Ironically, my years in the closet had insulated me from any emotional damage the papers could cause. I was able to look at my presentation in the press as though it had nothing to do with me, as though it were pure fiction—because I alone knew for sure who I was. I’d made my divided self into protective armor. I never stumbled; my imposter sometimes did. I wouldn’t wish this sort of immunity on anyone. It muted all sensation of one’s self in the world. If the press was good, I could take little pleasure in it, either.
But Golan had been less scarred by the closet, and he felt his grief viscerally. “Bring me back to the state house, Jimmy. Please.”
“Frankly, I pushed the system as far as I could, Golan, to make it accommodate you. If you’re not going to work with it, the game’s up. That doesn’t affect my personal relationship with you. I still care about you, I still have warm feelings. I still look at you, sometimes, Golan….That’s what you don’t understand.”
He was disgusted. “You destroyed my life,” he reiterated.
I was terribly weary of the fight. It had been two years since our last kiss, and more than a year since he left the public sector, yet he seemed incapable of handling either loss.
HAVING DRIVEN THE WARLORDS AROUND THE BEND, I FELT CURIOUSLY free to come up with creative solutions to the state’s troubles. Local property taxes, for instance, were an unending vexation. Since I’d taken office two years earlier, they’d risen by 13 percent. An average tax bill in New Jersey was $5,259—a crippling figure for people living on normal incomes. This was caused mostly by our system of “home rule,” in which every tiny township is responsible for everything from schools to police to sanitation—a system that produces grotesque duplications and inefficiencies, as well as a steady stream of business for companies controlled by the bosses.
At a rare joint session of the legislature in April, I presented an innovative three-part plan to fix it.

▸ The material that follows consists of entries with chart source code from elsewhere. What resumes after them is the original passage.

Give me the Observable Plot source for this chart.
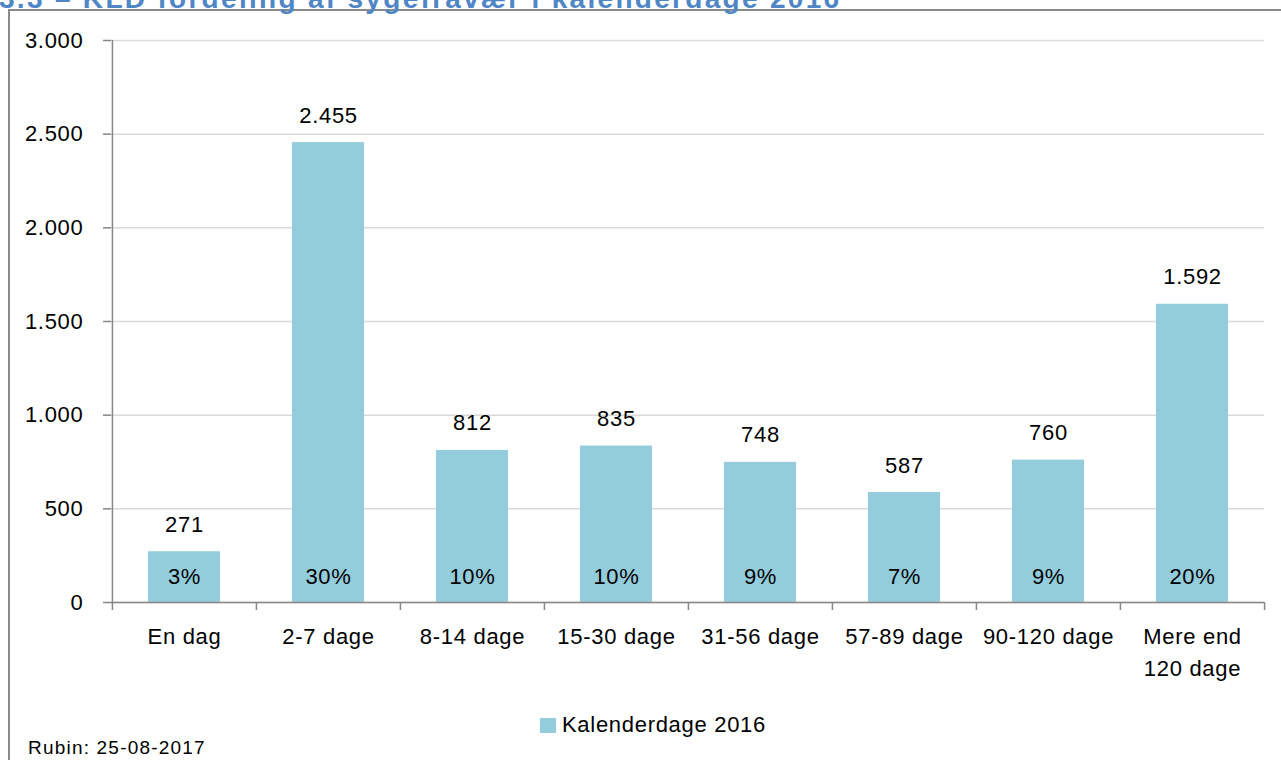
<!DOCTYPE html>
<html><head><meta charset="utf-8">
<script src="https://cdn.jsdelivr.net/npm/d3@7"></script>
<script src="https://cdn.jsdelivr.net/npm/@observablehq/plot@0.6"></script>
<style>
body{margin:0;background:#fff;}
#wrap{position:relative;width:1281px;height:760px;overflow:hidden;font-family:'Liberation Sans',Arial,sans-serif;}
#frame{position:absolute;left:8px;top:9px;width:1400px;height:900px;border:2px solid #8a8a8a;box-sizing:border-box;}
#title{position:absolute;left:-1px;top:-15px;font-weight:bold;font-size:28px;line-height:28px;color:#4f86c6;letter-spacing:2.3px;white-space:pre;}
#chart{position:absolute;left:0;top:0;}
#legend{position:absolute;left:540px;top:713px;font-size:22px;line-height:24px;letter-spacing:0.7px;display:flex;align-items:center;color:#000;}
#legend .sw{width:16px;height:15px;background:#93cddc;margin-right:6px;}
#caption{position:absolute;left:28px;top:738px;font-size:19px;line-height:19px;letter-spacing:1.2px;color:#000;}
</style></head>
<body>
<div id="wrap">
  <div id="frame"></div>
  <div id="title">3.3 – KLD fordeling af sygefravær i kalenderdage 2016</div>
  <div id="chart"></div>
  <div id="legend"><div class="sw"></div><span>Kalenderdage 2016</span></div>
  <div id="caption">Rubin: 25-08-2017</div>
</div>
<script>
const categories = ["En dag", "2-7 dage", "8-14 dage", "15-30 dage", "31-56 dage", "57-89 dage", "90-120 dage", "Mere end\n120 dage"];
const values = [271, 2455, 812, 835, 748, 587, 760, 1592];
const percents = ["3%", "30%", "10%", "10%", "9%", "7%", "9%", "20%"];
const yTicks = [0, 500, 1000, 1500, 2000, 2500, 3000];

const data = categories.map((c, i) => ({cat: c, value: values[i], pct: percents[i]}));
const fmt = d => d3.format(",")(d).replace(/,/g, ".");

const W = 1281, H = 700, ML = 111, MR = 17, MT = 40, MB = 98;
const step = (W - ML - MR) / categories.length;
const axisColor = "#868686";

const chart = Plot.plot({
  width: W, height: H,
  marginLeft: ML, marginRight: MR, marginTop: MT, marginBottom: MB,
  x: {domain: categories, paddingInner: 0.5, paddingOuter: 0.25, label: null},
  y: {domain: [0, 3000], label: null},
  style: {fontFamily: "'Liberation Sans', Arial, sans-serif", fontSize: "22px", letterSpacing: "0.7px", color: "#000", background: "transparent", overflow: "visible"},
  marks: [
    Plot.gridY(yTicks, {stroke: "#d9d9d9", strokeOpacity: 1, strokeWidth: 1.5}),
    Plot.barY(data, {x: "cat", y: "value", fill: "#93cddc"}),
    Plot.ruleY([0], {stroke: axisColor, strokeWidth: 1.5}),
    Plot.ruleX([categories[0]], {x: d => d, y1: 0, y2: 3000, dx: -step / 2, stroke: axisColor, strokeWidth: 1.5}),
    Plot.ruleX(categories, {x: d => d, y1: 0, y2: 0, insetBottom: -8, dx: -step / 2, stroke: axisColor, strokeWidth: 1.5}),
    Plot.ruleX([categories[categories.length - 1]], {x: d => d, y1: 0, y2: 0, insetBottom: -8, dx: step / 2, stroke: axisColor, strokeWidth: 1.5}),
    Plot.axisY(yTicks, {tickSize: 8, tickPadding: 20, stroke: axisColor, strokeWidth: 1.5, tickFormat: fmt, fill: "#000", fontSize: 22, label: null}),
    Plot.axisX({tickSize: 0, tickPadding: 19, lineHeight: 1.45, fontSize: 22, fill: "#000", label: null}),
    Plot.text(data, {x: "cat", y: "value", text: d => fmt(d.value), dy: -27, fontSize: 22, fill: "#000"}),
    Plot.text(data, {x: "cat", y: 0, text: "pct", dy: -26, fontSize: 22, fill: "#000"})
  ]
});
document.getElementById("chart").appendChild(chart);
</script>
</body></html>
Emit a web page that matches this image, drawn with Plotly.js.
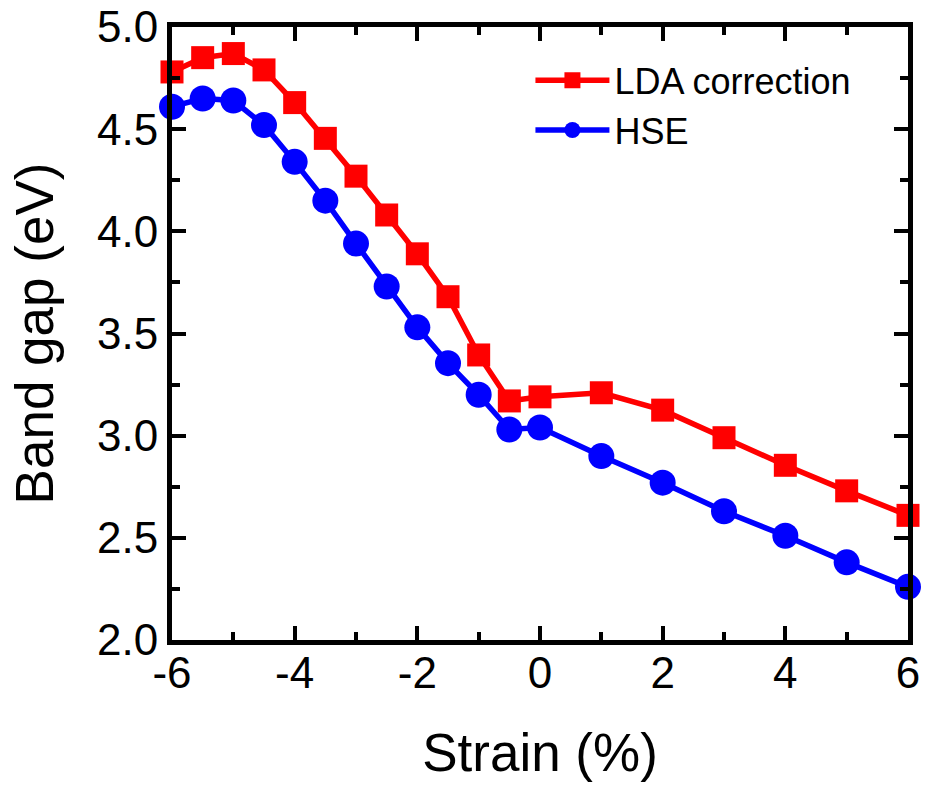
<!DOCTYPE html>
<html>
<head>
<meta charset="utf-8">
<script src="https://cdn.plot.ly/plotly-3.0.1.min.js"></script>
<style>
  html, body { margin: 0; padding: 0; background: #fff; }
  #chart { width: 925px; height: 791px; }
</style>
</head>
<body>
<div id="chart"></div>
<script>
// Strain values (%)
const strain = [-6, -5.5, -5, -4.5, -4, -3.5, -3, -2.5, -2, -1.5, -1, -0.5, 0, 1, 2, 3, 4, 5, 6];
// Band gap from LDA with correction (eV)
const gapLDA = [4.78, 4.85, 4.87, 4.79, 4.63, 4.455, 4.27, 4.08, 3.89, 3.68, 3.395, 3.17, 3.19, 3.21, 3.125, 2.99, 2.855, 2.73, 2.61];
// Band gap from HSE (eV)
const gapHSE = [4.61, 4.65, 4.64, 4.52, 4.34, 4.15, 3.94, 3.73, 3.53, 3.355, 3.20, 3.03, 3.04, 2.90, 2.77, 2.63, 2.51, 2.38, 2.26];

// Axis tick labels (plain hyphen for negatives)
const xTickVals = [-6, -4, -2, 0, 2, 4, 6];
const xTickText = ['-6', '-4', '-2', '0', '2', '4', '6'];
const yTickVals = [2.0, 2.5, 3.0, 3.5, 4.0, 4.5, 5.0];
const yTickText = ['2.0', '2.5', '3.0', '3.5', '4.0', '4.5', '5.0'];

const fontFamily = 'Arial, "Liberation Sans", Helvetica, sans-serif';

const traces = [
  {
    x: strain, y: gapLDA, name: 'LDA correction',
    type: 'scatter', mode: 'lines+markers',
    line: { color: '#ff0000', width: 5.5 },
    marker: { symbol: 'square', size: 23, color: '#ff0000' },
    cliponaxis: false
  },
  {
    x: strain, y: gapHSE, name: 'HSE',
    type: 'scatter', mode: 'lines+markers',
    line: { color: '#0000ff', width: 5.5 },
    marker: { symbol: 'circle', size: 26, color: '#0000ff' },
    cliponaxis: false
  }
];

const axisCommon = {
  showline: true, linecolor: '#000', linewidth: 5, mirror: 'ticks',
  ticks: 'inside', ticklen: 14, tickwidth: 4, tickcolor: '#000',
  showgrid: false, zeroline: false,
  tickfont: { family: fontFamily, size: 44, color: '#000' }
};

const layout = {
  width: 925, height: 791,
  margin: { l: 172, r: 17, t: 27, b: 151 },
  paper_bgcolor: '#fff', plot_bgcolor: '#fff',
  showlegend: true,
  legend: {
    x: 0.487, y: 0.962, xanchor: 'left', yanchor: 'top',
    itemwidth: 74,
    font: { family: fontFamily, size: 36, color: '#000' },
    bgcolor: 'rgba(0,0,0,0)', tracegroupgap: 0
  },
  xaxis: Object.assign({}, axisCommon, {
    range: [-6, 6], tickmode: 'array', tickvals: xTickVals, ticktext: xTickText,
    ticklabelstandoff: -10,
    minor: { dtick: 1, ticks: 'inside', ticklen: 8, tickwidth: 4, tickcolor: '#000', showgrid: false },
    title: { text: 'Strain (%)', font: { family: fontFamily, size: 53, color: '#000' }, standoff: 40 }
  }),
  yaxis: Object.assign({}, axisCommon, {
    range: [2.0, 5.0], tickmode: 'array', tickvals: yTickVals, ticktext: yTickText,
    minor: { dtick: 0.25, ticks: 'inside', ticklen: 8, tickwidth: 4, tickcolor: '#000', showgrid: false },
    title: { text: 'Band gap (eV)', font: { family: fontFamily, size: 53, color: '#000' }, standoff: 28 }
  })
};

Plotly.newPlot('chart', traces, layout, { displayModeBar: false, staticPlot: true });
</script>
</body>
</html>
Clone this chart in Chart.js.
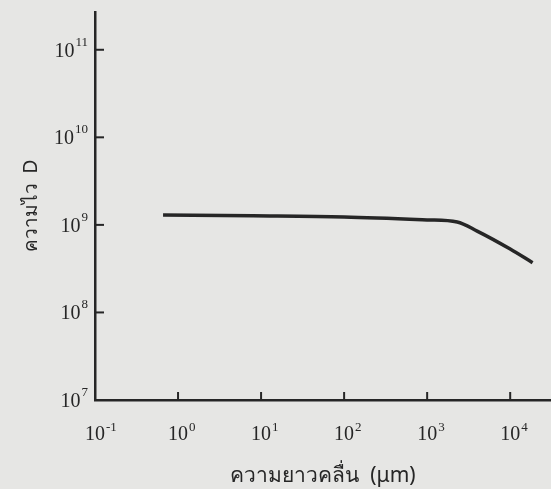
<!DOCTYPE html>
<html>
<head>
<meta charset="utf-8">
<script src="https://cdn.jsdelivr.net/npm/chart.js@4/dist/chart.umd.min.js"></script>
<style>
  html, body { margin: 0; padding: 0; background: #e6e6e4; overflow: hidden; }
  #wrap { width: 551px; height: 489px; }
</style>
</head>
<body>
<div id="wrap"><canvas id="myChart" width="551" height="489"></canvas></div>
<script>
'use strict';

// wavelength (um) and detectivity D
let wavelength = [0.66, 8, 100, 1000, 2300, 4000, 10000, 18600];
let detectivity = [1.3e9, 1.27e9, 1.23e9, 1.14e9, 1.08e9, 8.5e8, 5.3e8, 3.7e8];

// tick positions and their exponent labels
let xTickValues = [0.1, 1, 10, 100, 1000, 10000];
let xTickExp = ['-1', '0', '1', '2', '3', '4'];
let yTickValues = [1e7, 1e8, 1e9, 1e10, 1e11];
let yTickExp = ['7', '8', '9', '10', '11'];

let ink = '#262626';
let serif = '"Liberation Serif", "DejaVu Serif", serif';

// draws inward tick marks and 10^n labels at the scale positions
let powerTicks = {
  id: 'powerTicks',
  afterDraw(chart) {
    let ctx = chart.ctx;
    let xs = chart.scales.x;
    let ys = chart.scales.y;
    let area = chart.chartArea;
    ctx.save();
    ctx.strokeStyle = ink;
    ctx.fillStyle = ink;
    ctx.lineWidth = 2;
    ctx.textBaseline = 'alphabetic';

    for (let i = 0; i < xTickValues.length; i++) {
      let px = xs.getPixelForValue(xTickValues[i]);
      if (i > 0) {
        ctx.beginPath();
        ctx.moveTo(px, area.bottom);
        ctx.lineTo(px, area.bottom - 8);
        ctx.stroke();
      }
      ctx.font = '20px ' + serif;
      let w = ctx.measureText('10').width;
      ctx.textAlign = 'left';
      ctx.fillText('10', px - w / 2, area.bottom + 40);
      ctx.font = '13px ' + serif;
      ctx.fillText(xTickExp[i], px + w / 2 + 1, area.bottom + 31);
    }

    for (let j = 0; j < yTickValues.length; j++) {
      let py = ys.getPixelForValue(yTickValues[j]);
      if (j > 0) {
        ctx.beginPath();
        ctx.moveTo(area.left, py);
        ctx.lineTo(area.left + 9, py);
        ctx.stroke();
      }
      ctx.font = '13px ' + serif;
      let ew = ctx.measureText(yTickExp[j]).width;
      ctx.textAlign = 'right';
      ctx.fillText(yTickExp[j], area.left - 7, py - 4);
      ctx.font = '20px ' + serif;
      ctx.fillText('10', area.left - 8 - ew, py + 7);
    }
    ctx.restore();
  }
};

let ctx = document.getElementById('myChart').getContext('2d');
let chart = new Chart(ctx, {
  type: 'line',
  data: {
    datasets: [{
      data: wavelength.map((w, i) => ({x: w, y: detectivity[i]})),
      borderColor: ink,
      borderWidth: 3.5,
      pointRadius: 0,
      fill: false,
      cubicInterpolationMode: 'monotone'
    }]
  },
  options: {
    responsive: false,
    animation: false,
    layout: { padding: { top: 12, right: 0, left: 0, bottom: 0 } },
    plugins: { legend: { display: false }, tooltip: { enabled: false } },
    scales: {
      x: {
        type: 'logarithmic',
        min: 0.1,
        max: 31000,
        grid: { display: false, drawTicks: false },
        border: { display: true, color: ink, width: 2.5 },
        ticks: { display: false },
        title: {
          display: true,
          text: 'ความยาวคลื่น  (μm)',
          color: ink,
          font: { family: '"Noto Sans", "DejaVu Sans", sans-serif', size: 21 },
          padding: { top: 3, bottom: 0 }
        },
        afterFit(scale) { scale.height = 89; }
      },
      y: {
        type: 'logarithmic',
        min: 1e7,
        max: 2.7e11,
        grid: { display: false, drawTicks: false },
        border: { display: true, color: ink, width: 2.5 },
        ticks: { display: false },
        title: {
          display: true,
          text: 'ความไว  D',
          color: ink,
          font: { family: '"Noto Sans", "DejaVu Sans", sans-serif', size: 19 },
          padding: { top: 20, bottom: 0 }
        },
        afterFit(scale) { scale.width = 95; }
      }
    }
  },
  plugins: [powerTicks]
});
</script>
</body>
</html>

I’d push for a constitutional convention in which voters could rethink “home rule,” impose spending caps at the state and local level, and—at least temporarily—increase income taxes on the wealthiest residents in order to allow property tax relief for the poor and working class.
The millionaire’s tax, as we came to call it, was the
cornerstone of my $26.3 billion budget, targeting not millionaires, exactly, but residents who earned more than $500,000 a year. They made up exactly 1 percent of the population, and the change would raise their rate from 6.37 percent to 8.97 percent, pulling in about $800 million toward the state budget. Bush’s federal tax cuts had just delivered a windfall to these same people. On average, they had received $19,000 in federal cuts. My tax would force them to pay an extra $850 in income taxes to the state. They could afford it.
As a direct consequence, about a million and a half homeowners would see increases in their property tax rebate checks. Taxpayers who earned less than $125,000 would get checks for $800, more than triple what they’d gotten the year before. Households with incomes between $125,000 and $200,000 would receive checks for $500. And—most important—about 450,000 senior citizens would see a 55 percent increases in their rebates, from $775 to $1,200.
No one in the party wanted the millionaire’s tax. Dick Codey, by now the Senate president, didn’t want it. He knew, as everyone else in the party did, that Florio’s tax plan had set the Democrats back for a decade. Most of my top advisers were lukewarm about the idea. I remember the look on my staffers’ faces when I pulled them aside one day in Drumthwacket and said: “You know, we’re doing this.”
“Okay,” said Eric Shuffler, an energetic young lawyer I’d hired away from Torricelli to be my new counselor. He laughed nervously. “But how?”
We decided to sell the plan directly to voters. We went county to county, visiting two or three senior centers every day, sitting in people’s living rooms, church basements, and VFW halls. Being from a working-class background myself, I knew they dreaded opening their property tax bills each quarter. I talked to them as someone who understood.